Written instruction: Beginning with the line that contains "Clone this diagram in TikZ.", extract each line through the end of the listing below, with no additions or omissions.

Figure scripts

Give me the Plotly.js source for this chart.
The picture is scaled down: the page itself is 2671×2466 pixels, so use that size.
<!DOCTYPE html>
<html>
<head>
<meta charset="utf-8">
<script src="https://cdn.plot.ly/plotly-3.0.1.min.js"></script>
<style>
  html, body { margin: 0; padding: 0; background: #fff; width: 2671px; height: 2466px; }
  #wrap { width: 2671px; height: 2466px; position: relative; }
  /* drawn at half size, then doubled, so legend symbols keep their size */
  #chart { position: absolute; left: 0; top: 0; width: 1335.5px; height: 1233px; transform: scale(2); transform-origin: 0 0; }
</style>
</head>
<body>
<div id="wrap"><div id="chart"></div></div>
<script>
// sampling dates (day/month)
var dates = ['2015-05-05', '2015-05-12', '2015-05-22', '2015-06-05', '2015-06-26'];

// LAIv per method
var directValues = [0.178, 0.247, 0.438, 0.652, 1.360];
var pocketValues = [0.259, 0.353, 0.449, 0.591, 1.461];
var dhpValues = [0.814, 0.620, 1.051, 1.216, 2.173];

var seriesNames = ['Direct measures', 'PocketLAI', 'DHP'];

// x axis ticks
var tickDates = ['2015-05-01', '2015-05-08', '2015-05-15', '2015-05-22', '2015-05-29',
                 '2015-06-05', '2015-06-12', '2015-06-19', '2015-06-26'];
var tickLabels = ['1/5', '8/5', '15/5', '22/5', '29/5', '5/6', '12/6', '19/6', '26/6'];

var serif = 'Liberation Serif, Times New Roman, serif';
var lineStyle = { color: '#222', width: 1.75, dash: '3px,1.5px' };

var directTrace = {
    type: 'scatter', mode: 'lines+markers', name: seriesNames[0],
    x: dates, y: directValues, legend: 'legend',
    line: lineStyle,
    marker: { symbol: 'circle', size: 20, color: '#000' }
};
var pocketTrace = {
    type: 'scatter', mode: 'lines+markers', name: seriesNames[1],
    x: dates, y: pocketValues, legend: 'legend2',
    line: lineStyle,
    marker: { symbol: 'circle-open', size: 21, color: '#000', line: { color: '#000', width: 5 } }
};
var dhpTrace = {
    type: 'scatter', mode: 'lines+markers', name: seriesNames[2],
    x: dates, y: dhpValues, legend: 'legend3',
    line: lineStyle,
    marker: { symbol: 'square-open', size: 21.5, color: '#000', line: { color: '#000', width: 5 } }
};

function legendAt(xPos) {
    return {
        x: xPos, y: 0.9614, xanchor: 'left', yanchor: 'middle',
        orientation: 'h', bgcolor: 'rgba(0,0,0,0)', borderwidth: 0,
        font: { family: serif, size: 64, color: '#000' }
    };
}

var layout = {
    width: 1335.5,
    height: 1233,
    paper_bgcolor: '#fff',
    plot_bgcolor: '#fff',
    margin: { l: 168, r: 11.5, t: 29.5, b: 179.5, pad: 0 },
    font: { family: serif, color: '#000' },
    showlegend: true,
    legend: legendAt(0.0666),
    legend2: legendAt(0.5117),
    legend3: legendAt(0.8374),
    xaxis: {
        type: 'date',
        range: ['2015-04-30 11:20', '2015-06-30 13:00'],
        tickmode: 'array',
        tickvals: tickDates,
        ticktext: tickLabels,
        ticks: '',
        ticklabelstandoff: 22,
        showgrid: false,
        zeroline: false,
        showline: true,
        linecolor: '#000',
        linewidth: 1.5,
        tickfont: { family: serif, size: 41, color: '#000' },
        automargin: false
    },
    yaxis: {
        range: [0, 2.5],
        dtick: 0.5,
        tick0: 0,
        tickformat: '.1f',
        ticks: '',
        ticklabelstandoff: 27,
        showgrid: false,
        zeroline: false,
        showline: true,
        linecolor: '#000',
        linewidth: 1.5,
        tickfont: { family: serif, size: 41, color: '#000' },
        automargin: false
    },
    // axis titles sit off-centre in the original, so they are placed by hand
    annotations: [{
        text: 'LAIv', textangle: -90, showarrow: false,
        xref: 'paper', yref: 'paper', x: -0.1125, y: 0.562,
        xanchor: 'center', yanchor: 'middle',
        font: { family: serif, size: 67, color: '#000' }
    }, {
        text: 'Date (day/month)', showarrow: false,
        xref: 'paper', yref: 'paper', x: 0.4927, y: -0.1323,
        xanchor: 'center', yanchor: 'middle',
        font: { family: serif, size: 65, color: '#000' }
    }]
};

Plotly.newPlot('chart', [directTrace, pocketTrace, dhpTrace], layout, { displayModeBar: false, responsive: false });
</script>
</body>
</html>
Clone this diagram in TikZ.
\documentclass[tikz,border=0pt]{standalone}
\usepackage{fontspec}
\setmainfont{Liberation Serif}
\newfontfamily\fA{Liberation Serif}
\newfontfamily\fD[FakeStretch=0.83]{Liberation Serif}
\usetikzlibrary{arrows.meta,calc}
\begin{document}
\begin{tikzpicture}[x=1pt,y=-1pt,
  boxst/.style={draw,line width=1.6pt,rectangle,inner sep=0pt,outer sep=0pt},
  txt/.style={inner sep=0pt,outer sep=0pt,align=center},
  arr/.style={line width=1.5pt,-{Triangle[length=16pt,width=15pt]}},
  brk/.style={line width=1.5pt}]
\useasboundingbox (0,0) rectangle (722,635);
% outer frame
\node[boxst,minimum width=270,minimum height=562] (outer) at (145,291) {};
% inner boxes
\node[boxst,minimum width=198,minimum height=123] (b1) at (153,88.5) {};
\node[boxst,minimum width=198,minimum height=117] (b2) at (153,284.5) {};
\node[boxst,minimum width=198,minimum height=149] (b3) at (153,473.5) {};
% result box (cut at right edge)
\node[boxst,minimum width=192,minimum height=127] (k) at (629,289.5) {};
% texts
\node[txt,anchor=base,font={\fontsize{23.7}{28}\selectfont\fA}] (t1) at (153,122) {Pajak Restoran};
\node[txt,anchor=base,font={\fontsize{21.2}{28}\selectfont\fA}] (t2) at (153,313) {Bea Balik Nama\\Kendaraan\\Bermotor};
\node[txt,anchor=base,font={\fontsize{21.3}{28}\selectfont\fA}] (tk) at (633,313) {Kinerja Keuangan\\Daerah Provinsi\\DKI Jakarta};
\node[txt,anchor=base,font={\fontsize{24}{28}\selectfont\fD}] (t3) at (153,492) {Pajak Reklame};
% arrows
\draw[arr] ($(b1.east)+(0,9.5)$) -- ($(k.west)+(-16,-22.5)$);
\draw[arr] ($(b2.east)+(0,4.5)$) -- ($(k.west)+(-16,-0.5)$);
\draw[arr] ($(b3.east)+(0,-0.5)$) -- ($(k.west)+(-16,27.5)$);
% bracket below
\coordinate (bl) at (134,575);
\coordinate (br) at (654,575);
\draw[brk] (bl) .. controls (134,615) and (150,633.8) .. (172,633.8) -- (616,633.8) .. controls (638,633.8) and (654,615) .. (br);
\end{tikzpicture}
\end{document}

Written reply:
Clone this diagram in TikZ.
\documentclass[tikz,border=0pt]{standalone}
\usepackage{fontspec}
\setmainfont{Liberation Serif}
\newfontfamily\fA{Liberation Serif}
\newfontfamily\fD[FakeStretch=0.83]{Liberation Serif}
\usetikzlibrary{arrows.meta,calc}
\begin{document}
\begin{tikzpicture}[x=1pt,y=-1pt,
  boxst/.style={draw,line width=1.6pt,rectangle,inner sep=0pt,outer sep=0pt},
  txt/.style={inner sep=0pt,outer sep=0pt,align=center},
  arr/.style={line width=1.5pt,-{Triangle[length=16pt,width=15pt]}},
  brk/.style={line width=1.5pt}]
\useasboundingbox (0,0) rectangle (722,635);
% outer frame
\node[boxst,minimum width=270,minimum height=562] (outer) at (145,291) {};
% inner boxes
\node[boxst,minimum width=198,minimum height=123] (b1) at (153,88.5) {};
\node[boxst,minimum width=198,minimum height=117] (b2) at (153,284.5) {};
\node[boxst,minimum width=198,minimum height=149] (b3) at (153,473.5) {};
% result box (cut at right edge)
\node[boxst,minimum width=192,minimum height=127] (k) at (629,289.5) {};
% texts
\node[txt,anchor=base,font={\fontsize{23.7}{28}\selectfont\fA}] (t1) at (153,122) {Pajak Restoran};
\node[txt,anchor=base,font={\fontsize{21.2}{28}\selectfont\fA}] (t2) at (153,313) {Bea Balik Nama\\Kendaraan\\Bermotor};
\node[txt,anchor=base,font={\fontsize{21.3}{28}\selectfont\fA}] (tk) at (633,313) {Kinerja Keuangan\\Daerah Provinsi\\DKI Jakarta};
\node[txt,anchor=base,font={\fontsize{24}{28}\selectfont\fD}] (t3) at (153,492) {Pajak Reklame};
% arrows
\draw[arr] ($(b1.east)+(0,9.5)$) -- ($(k.west)+(-16,-22.5)$);
\draw[arr] ($(b2.east)+(0,4.5)$) -- ($(k.west)+(-16,-0.5)$);
\draw[arr] ($(b3.east)+(0,-0.5)$) -- ($(k.west)+(-16,27.5)$);
% bracket below
\coordinate (bl) at (134,575);
\coordinate (br) at (654,575);
\draw[brk] (bl) .. controls (134,615) and (150,633.8) .. (172,633.8) -- (616,633.8) .. controls (638,633.8) and (654,615) .. (br);
\end{tikzpicture}
\end{document}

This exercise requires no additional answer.